- TASK DESCRIPTION
Return the material word for word. Do not include pictures.

- COLLECTED DATA

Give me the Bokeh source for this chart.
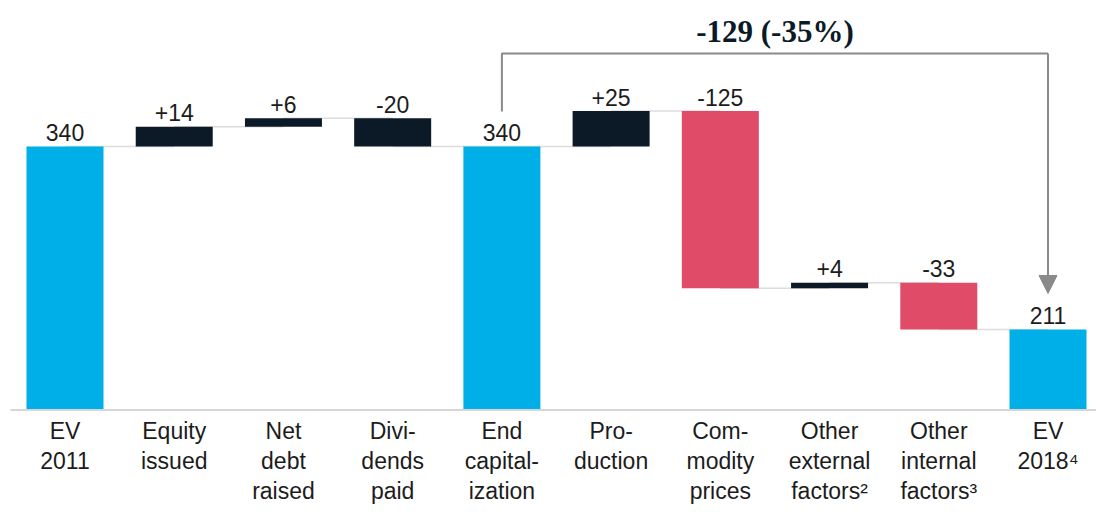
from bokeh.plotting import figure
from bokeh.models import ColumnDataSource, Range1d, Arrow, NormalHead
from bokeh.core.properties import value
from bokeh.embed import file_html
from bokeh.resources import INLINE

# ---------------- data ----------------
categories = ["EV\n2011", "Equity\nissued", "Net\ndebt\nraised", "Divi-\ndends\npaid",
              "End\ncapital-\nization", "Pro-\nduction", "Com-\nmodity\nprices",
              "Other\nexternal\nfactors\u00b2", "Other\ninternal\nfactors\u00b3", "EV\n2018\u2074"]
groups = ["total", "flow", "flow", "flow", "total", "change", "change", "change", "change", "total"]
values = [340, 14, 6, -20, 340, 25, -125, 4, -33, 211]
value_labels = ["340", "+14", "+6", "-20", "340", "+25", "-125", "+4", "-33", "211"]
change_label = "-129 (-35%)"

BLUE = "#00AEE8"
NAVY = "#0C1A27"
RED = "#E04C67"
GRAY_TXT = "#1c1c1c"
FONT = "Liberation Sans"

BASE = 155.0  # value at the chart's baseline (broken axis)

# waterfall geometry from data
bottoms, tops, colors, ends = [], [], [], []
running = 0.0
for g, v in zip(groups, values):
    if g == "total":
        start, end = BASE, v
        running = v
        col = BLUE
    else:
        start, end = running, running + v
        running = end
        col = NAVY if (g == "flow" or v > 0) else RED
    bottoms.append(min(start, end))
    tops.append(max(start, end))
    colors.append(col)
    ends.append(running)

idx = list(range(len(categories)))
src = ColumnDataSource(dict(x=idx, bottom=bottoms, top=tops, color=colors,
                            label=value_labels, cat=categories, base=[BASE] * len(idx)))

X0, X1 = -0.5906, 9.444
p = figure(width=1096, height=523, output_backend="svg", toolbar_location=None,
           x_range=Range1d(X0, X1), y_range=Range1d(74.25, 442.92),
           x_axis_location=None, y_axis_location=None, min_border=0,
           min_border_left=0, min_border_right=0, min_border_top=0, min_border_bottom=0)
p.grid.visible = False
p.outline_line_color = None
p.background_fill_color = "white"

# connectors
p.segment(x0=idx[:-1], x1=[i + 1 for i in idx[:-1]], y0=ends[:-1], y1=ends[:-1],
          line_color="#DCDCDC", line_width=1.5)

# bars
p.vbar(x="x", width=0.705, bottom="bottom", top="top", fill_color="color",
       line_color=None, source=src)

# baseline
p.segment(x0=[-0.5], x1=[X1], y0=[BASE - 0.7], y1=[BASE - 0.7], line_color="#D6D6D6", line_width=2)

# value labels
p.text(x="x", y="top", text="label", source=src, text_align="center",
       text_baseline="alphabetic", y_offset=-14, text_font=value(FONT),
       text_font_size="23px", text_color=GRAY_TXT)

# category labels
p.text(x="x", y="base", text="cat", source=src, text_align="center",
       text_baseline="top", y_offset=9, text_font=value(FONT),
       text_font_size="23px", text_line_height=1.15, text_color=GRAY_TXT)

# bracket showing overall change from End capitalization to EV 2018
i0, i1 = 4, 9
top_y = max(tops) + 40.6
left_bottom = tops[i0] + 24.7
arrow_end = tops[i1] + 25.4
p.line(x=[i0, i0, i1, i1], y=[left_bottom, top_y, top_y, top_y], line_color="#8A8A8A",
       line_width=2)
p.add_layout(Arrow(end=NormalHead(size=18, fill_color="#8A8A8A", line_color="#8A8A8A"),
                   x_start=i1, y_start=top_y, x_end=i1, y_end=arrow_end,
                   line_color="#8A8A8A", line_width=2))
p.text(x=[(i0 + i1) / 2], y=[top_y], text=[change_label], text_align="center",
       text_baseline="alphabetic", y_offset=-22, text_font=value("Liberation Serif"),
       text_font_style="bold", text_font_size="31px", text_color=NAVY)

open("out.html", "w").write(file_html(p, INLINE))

- FINISHED TASK
Give me the Bokeh source for this chart.
from bokeh.plotting import figure
from bokeh.models import ColumnDataSource, Range1d, Arrow, NormalHead
from bokeh.core.properties import value
from bokeh.embed import file_html
from bokeh.resources import INLINE

# ---------------- data ----------------
categories = ["EV\n2011", "Equity\nissued", "Net\ndebt\nraised", "Divi-\ndends\npaid",
              "End\ncapital-\nization", "Pro-\nduction", "Com-\nmodity\nprices",
              "Other\nexternal\nfactors\u00b2", "Other\ninternal\nfactors\u00b3", "EV\n2018\u2074"]
groups = ["total", "flow", "flow", "flow", "total", "change", "change", "change", "change", "total"]
values = [340, 14, 6, -20, 340, 25, -125, 4, -33, 211]
value_labels = ["340", "+14", "+6", "-20", "340", "+25", "-125", "+4", "-33", "211"]
change_label = "-129 (-35%)"

BLUE = "#00AEE8"
NAVY = "#0C1A27"
RED = "#E04C67"
GRAY_TXT = "#1c1c1c"
FONT = "Liberation Sans"

BASE = 155.0  # value at the chart's baseline (broken axis)

# waterfall geometry from data
bottoms, tops, colors, ends = [], [], [], []
running = 0.0
for g, v in zip(groups, values):
    if g == "total":
        start, end = BASE, v
        running = v
        col = BLUE
    else:
        start, end = running, running + v
        running = end
        col = NAVY if (g == "flow" or v > 0) else RED
    bottoms.append(min(start, end))
    tops.append(max(start, end))
    colors.append(col)
    ends.append(running)

idx = list(range(len(categories)))
src = ColumnDataSource(dict(x=idx, bottom=bottoms, top=tops, color=colors,
                            label=value_labels, cat=categories, base=[BASE] * len(idx)))

X0, X1 = -0.5906, 9.444
p = figure(width=1096, height=523, output_backend="svg", toolbar_location=None,
           x_range=Range1d(X0, X1), y_range=Range1d(74.25, 442.92),
           x_axis_location=None, y_axis_location=None, min_border=0,
           min_border_left=0, min_border_right=0, min_border_top=0, min_border_bottom=0)
p.grid.visible = False
p.outline_line_color = None
p.background_fill_color = "white"

# connectors
p.segment(x0=idx[:-1], x1=[i + 1 for i in idx[:-1]], y0=ends[:-1], y1=ends[:-1],
          line_color="#DCDCDC", line_width=1.5)

# bars
p.vbar(x="x", width=0.705, bottom="bottom", top="top", fill_color="color",
       line_color=None, source=src)

# baseline
p.segment(x0=[-0.5], x1=[X1], y0=[BASE - 0.7], y1=[BASE - 0.7], line_color="#D6D6D6", line_width=2)

# value labels
p.text(x="x", y="top", text="label", source=src, text_align="center",
       text_baseline="alphabetic", y_offset=-14, text_font=value(FONT),
       text_font_size="23px", text_color=GRAY_TXT)

# category labels
p.text(x="x", y="base", text="cat", source=src, text_align="center",
       text_baseline="top", y_offset=9, text_font=value(FONT),
       text_font_size="23px", text_line_height=1.15, text_color=GRAY_TXT)

# bracket showing overall change from End capitalization to EV 2018
i0, i1 = 4, 9
top_y = max(tops) + 40.6
left_bottom = tops[i0] + 24.7
arrow_end = tops[i1] + 25.4
p.line(x=[i0, i0, i1, i1], y=[left_bottom, top_y, top_y, top_y], line_color="#8A8A8A",
       line_width=2)
p.add_layout(Arrow(end=NormalHead(size=18, fill_color="#8A8A8A", line_color="#8A8A8A"),
                   x_start=i1, y_start=top_y, x_end=i1, y_end=arrow_end,
                   line_color="#8A8A8A", line_width=2))
p.text(x=[(i0 + i1) / 2], y=[top_y], text=[change_label], text_align="center",
       text_baseline="alphabetic", y_offset=-22, text_font=value("Liberation Serif"),
       text_font_style="bold", text_font_size="31px", text_color=NAVY)

open("out.html", "w").write(file_html(p, INLINE))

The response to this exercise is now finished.